If you really want to see cutting-edge publishing, risks being taken, books being published with passion and integrity, look at the independent sector. There are hundreds of small companies producing books of the highest quality, and most will never trouble the charts. Many will be ignored by newspaper reviewers, high-street chains and prize panels as well. We have an incredibly vibrant indie scene in the UK and Weldon would find much to celebrate in that.

The irony is that most of the “serious” writers she fears for are published by the same big conglomerates as the “trashy” ones. The explanation is simple: that is where the big advances can be found.

Weldon is right to criticise publishers for their strategy at Christmas. They spent a fortune acquiring and promoting dozens of celebrity books, most of which will make a loss. That money could have been spent on supporting hundreds of more literary writers. But it is wrong to assume that you can just replace one with the other.
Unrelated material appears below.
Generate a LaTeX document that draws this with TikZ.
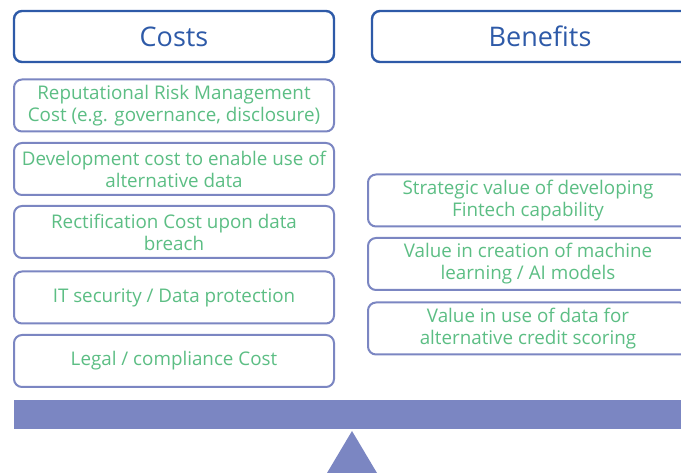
\documentclass[tikz,border=0pt]{standalone}
\usepackage{fontspec}
\setmainfont{Open Sans}
\usepackage{xcolor}
\usetikzlibrary{shapes, positioning}

\definecolor{headblue}{RGB}{46,90,168}
\definecolor{boxline}{RGB}{123,134,194}
\definecolor{itemgreen}{RGB}{92,190,132}

\begin{document}
\begin{tikzpicture}[x=1pt, y=-1pt,
    headbox/.style={draw=headblue, line width=2.4pt, rounded corners=8pt, fill=white,
        minimum width=320pt, minimum height=51pt, text=headblue,
        font=\fontsize{27}{32}\selectfont},
    itembox/.style={draw=boxline, line width=2pt, rounded corners=8pt, fill=white,
        minimum width=320pt, minimum height=52pt, text=itemgreen, align=center,
        inner sep=1pt, font=\fontsize{18.8}{22}\selectfont}]
    \useasboundingbox (0,0) rectangle (681,473);
    \clip (0,0) rectangle (681,473);

    % column heads
    \node[headbox] (costs) at (174,36.5) {Costs};
    \node[headbox, minimum width=336pt] (benefits) at (540,36.5) {Benefits};

    % costs side
    \node[itembox] (reput) at (174,105.5) {Reputational Risk Management\\Cost (e.g. governance, disclosure)};
    \node[itembox] (devel) at (174,169) {Development cost to enable use of\\alternative data};
    \node[itembox] (rectif) at (174,232) {Rectification Cost upon data\\breach};
    \node[itembox] (itsec) at (174,297.5) {IT security / Data protection};
    \node[itembox] (legal) at (174,361) {Legal / compliance Cost};

    % benefits side
    \node[itembox] (strat) at (528,200.5) {Strategic value of developing\\Fintech capability};
    \node[itembox] (mlai) at (528,264) {Value in creation of machine\\learning / AI models};
    \node[itembox] (credit) at (528,328.5) {Value in use of data for\\alternative credit scoring};

    % the scale
    \node[fill=boxline, minimum width=690pt, minimum height=29pt, inner sep=0pt,
        anchor=north west] (beam) at (14,400) {};
    \fill[boxline] (352,431) -- (377,473) -- (327,473) -- cycle;
\end{tikzpicture}
\end{document}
Publishers worship at the cult of celebrity because when they get it right, as in the case of Peter Kay, they can sell hundreds of thousands of books. This is nigh-on impossible to achieve with any sort of literary book and it would be futile trying.

Publishing is a commercial industry and should not have to apologise for it. As author of The Bulgari Connection , Weldon knows that only too well. The money a publisher makes from the fast turnover of John Grisham or Patricia Cornwell allows them to invest in less popular titles that won’t sell anywhere near as well. The literary world can look down on bestsellers as much as it wants, but the truth is that the two need to coexist and it is a good thing that they do.

In my heart of hearts I find myself in mild agreement with Fay Weldon. I would love the most popular authors to be Haruki Murakami, Tom McCarthy and Elif Shafak, but I know that I will need to live with The Da Vinci Code, Harry Potter and a host of Blist celebrities if I am going to continue to have the opportunity to read the former.